# Holly is gone :'(



## Live2Ride15 (Feb 22, 2012)

Today I found out that one of my favorite lesson horses from my old barn was put down tonight. Her name was Holly she was one of the happiest horses I knew. She was also the laziest, but that was what made me love her. She was suffering from congestive heart failure due to some sort of defect. I don’t know the details as I just moved away. She was only a mere 12 years old, too young to die. 
When I worked at the barn she always was the first one to greet us at 6:00am in the freezing cold with a warm welcome. I could swear this horse could smile! 
I learned many a great thing on the back of this horse. I learned everything on this horse she was the first horse I fell off of and it was my fault. She was the first horse I rode bareback and jumped bareback. She was our barns vaulting horse.
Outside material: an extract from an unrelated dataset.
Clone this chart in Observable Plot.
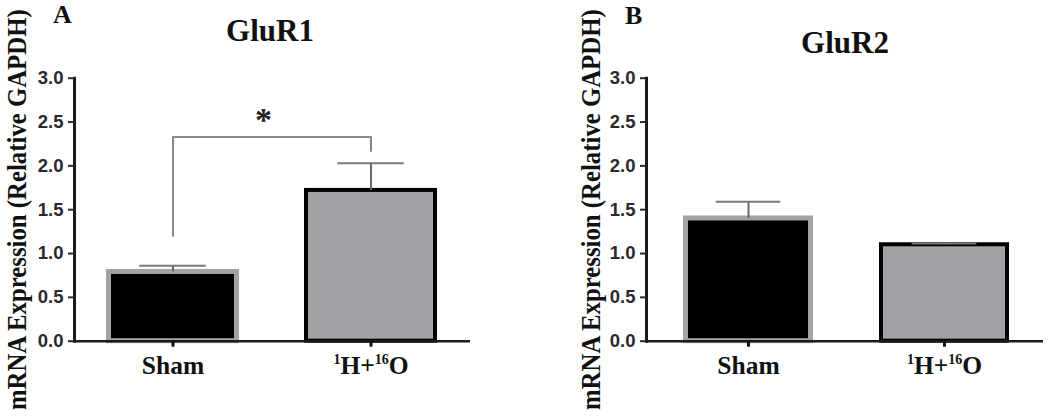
<!DOCTYPE html>
<html>
<head>
<meta charset="utf-8">
<script src="https://cdn.jsdelivr.net/npm/d3@7"></script>
<script src="https://cdn.jsdelivr.net/npm/@observablehq/plot@0.6"></script>
<style>
  html, body { margin: 0; padding: 0; background: #fff; }
  #wrap { position: relative; width: 1050px; height: 416px; overflow: hidden; background: #fff; }
  .panel { position: absolute; top: 0; }
  .lbl { position: absolute; font-family: "Liberation Serif", "Times New Roman", serif; font-weight: bold; line-height: 1; color: #111; white-space: nowrap; }
</style>
</head>
<body>
<div id="wrap"></div>
<script>
// ---- data ----
const groups = ["Sham", "1H+16O"];
const gluR1Mean = [0.79, 1.72];
const gluR1Upper = [0.86, 2.03];
const gluR2Mean = [1.40, 1.10];
const gluR2Upper = [1.59, 1.115];
const yTicks = [0, 0.5, 1.0, 1.5, 2.0, 2.5, 3.0];
const yLabel = "mRNA Expression (Relative GAPDH)";
const panelLetters = ["A", "B"];
const panelTitles = ["GluR1", "GluR2"];
// significance bracket (GluR1): path points in data space
const bracketGroups = ["Sham", "Sham", "1H+16O", "1H+16O"];
const bracketValues = [1.20, 2.33, 2.33, 2.17];
const sigLabel = "*";

const barFill = {"Sham": "#000000", "1H+16O": "#a2a2a6"};
const barStroke = {"Sham": "#a3a3a3", "1H+16O": "#000000"};

const LABEL_LEN = 401;

function makePanel(cfg) {
  const rows = groups.map((g, i) => ({group: g, mean: cfg.mean[i], upper: cfg.upper[i]}));
  const H = 416, mt = 77.7, mb = 75.3;
  const range = cfg.width - cfg.marginLeft - cfg.marginRight;
  const step = range / (groups.length - cfg.pi + 2 * cfg.po);
  const marks = [
    Plot.barY(rows.filter(d => d.group === "Sham"), {
      x: "group", y: "mean", fill: barFill["Sham"], stroke: barStroke["Sham"],
      strokeWidth: 5, insetLeft: 2.5, insetRight: 2.5
    }),
    Plot.barY(rows.filter(d => d.group !== "Sham"), {
      x: "group", y: "mean", fill: barFill["1H+16O"], stroke: barStroke["1H+16O"],
      strokeWidth: 4, insetLeft: 2, insetRight: 2
    }),
    Plot.ruleX(rows, {x: "group", y1: "mean", y2: "upper", stroke: "#6a6a6a", strokeWidth: 2}),
    Plot.tickY(rows, {x: "group", y: "upper", stroke: "#7a7a7a", strokeWidth: 2,
      insetLeft: step * (1 - cfg.pi) / 4, insetRight: step * (1 - cfg.pi) / 4}),
    Plot.ruleY([0], {stroke: "#1a1a1a", strokeWidth: 2.5}),
    Plot.frame({anchor: "left", stroke: "#1a1a1a", strokeWidth: 3}),
    Plot.axisY({
      ticks: yTicks, tickFormat: d => d.toFixed(1), tickSize: 6, tickPadding: 5,
      fontSize: 18.5, fontWeight: "bold", fontFamily: "Liberation Sans, Arial, sans-serif",
      color: "#2a2a2a", strokeWidth: 2, label: null
    }),
    Plot.axisX({
      tickSize: 6, tickPadding: 8.5, fontSize: 25.5, fontWeight: "bold",
      fontFamily: "Liberation Serif, Times New Roman, serif",
      color: "#111", strokeWidth: 3, label: null
    }),
    Plot.text([yLabel], {
      frameAnchor: "left", rotate: -90, dx: cfg.labelDx, text: d => d,
      textAnchor: "middle",
      fontSize: 26.5, fontWeight: "bold", fontFamily: "Liberation Serif, Times New Roman, serif",
      fill: "#111"
    })
  ];
  if (cfg.bracket) {
    const pts = bracketGroups.map((g, i) => ({group: g, v: bracketValues[i]}));
    marks.push(Plot.line(pts, {x: "group", y: "v", stroke: "#8a8a8a", strokeWidth: 2}));
    marks.push(Plot.text([sigLabel], {
      x: () => groups[0], y: () => bracketValues[1], text: d => d,
      dx: step / 2 - 9, dy: -17, fontSize: 34, fontWeight: "bold",
      fontFamily: "Liberation Serif, Times New Roman, serif", fill: "#222"
    }));
  }
  const svg = Plot.plot({
    width: cfg.width, height: H,
    marginLeft: cfg.marginLeft, marginRight: cfg.marginRight,
    marginTop: mt, marginBottom: mb,
    style: {background: "#fff", overflow: "visible"},
    x: {domain: groups, paddingInner: cfg.pi, paddingOuter: cfg.po, align: cfg.align, axis: null},
    y: {domain: [0, 3], axis: null},
    marks
  });
  // superscripts in the tick label
  svg.querySelectorAll("text").forEach(t => {
    if (t.textContent.trim() === "1H+16O") {
      while (t.firstChild) t.removeChild(t.firstChild);
      const parts = [["1", true], ["H+", false], ["16", true], ["O", false]];
      let raised = false;
      parts.forEach(([s, sup]) => {
        const ts = document.createElementNS("http://www.w3.org/2000/svg", "tspan");
        ts.textContent = s;
        if (sup) { ts.setAttribute("font-size", 14); if (!raised) { ts.setAttribute("dy", -10); raised = true; } }
        else if (raised) { ts.setAttribute("dy", 10); raised = false; }
        t.appendChild(ts);
      });
    }
  });
  return svg;
}

const wrap = document.getElementById("wrap");
const panelCfgs = [
  {left: 0, width: 540, marginLeft: 74, marginRight: 70, pi: 0.33, po: 0.16, align: 0.487,
   mean: gluR1Mean, upper: gluR1Upper, labelDx: -57.2, bracket: true},
  {left: 540, width: 510, marginLeft: 106, marginRight: 7, pi: 0.335, po: 0.177, align: 0.527,
   mean: gluR2Mean, upper: gluR2Upper, labelDx: -55.2, bracket: false}
];
panelCfgs.forEach(cfg => {
  const div = document.createElement("div");
  div.className = "panel";
  div.style.left = cfg.left + "px";
  const svg = makePanel(cfg);
  div.appendChild(svg);
  wrap.appendChild(div);
  // condense the rotated axis title to the reference length (now that it is measurable)
  svg.querySelectorAll("text").forEach(t => {
    if (t.textContent === yLabel) {
      const len = t.getComputedTextLength();
      if (len > 0) {
        const tr = t.getAttribute("transform") || "";
        t.setAttribute("transform", tr + ` scale(${LABEL_LEN / len},1)`);
      }
    }
  });
});

// panel letters and titles
function addLabel(text, left, top, size, center) {
  const d = document.createElement("div");
  d.className = "lbl";
  d.textContent = text;
  d.style.fontSize = size + "px";
  d.style.top = top + "px";
  d.style.left = left + "px";
  if (center) d.style.transform = "translateX(-50%)";
  wrap.appendChild(d);
}
addLabel(panelLetters[0], 53, 2.4, 26, false);
addLabel(panelLetters[1], 625, 3.4, 26, false);
addLabel(panelTitles[0], 270, 15, 31, true);
addLabel(panelTitles[1], 845, 27, 31, true);
</script>
</body>
</html>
She was able to help me regain confidence after two bad falls, she was a great and patient teacher and partner. Though I never owned her I always dreamed of. 
I cry to think that I will not see her again on this side of life.
I can’t write any more now but I hope this is going to lead to something good in the end.
Here are some pictures to honor her.


----------



## TrojanCowgirl (Jun 1, 2012)

RIP Holly! I'm so sorry for your loss


----------



## Fulford15 (Oct 17, 2012)

Rest in Peace Holly. So sorry for your lose, I know how it feels... had to put down my old guy last winter, still not over it :-(


----------



## Cacowgirl (Feb 19, 2011)

It's alwlays sad to lose a beloved furbaby. She has a place in your heart & will live on through that. Thank you for sharing her w/us.


----------



## Dapolina (Oct 20, 2012)

RIP Holly run free over rainbow bridge


----------



## HorseLovinLady (Jul 18, 2011)

So sorry for your loss she was beautiful. :sad:


----------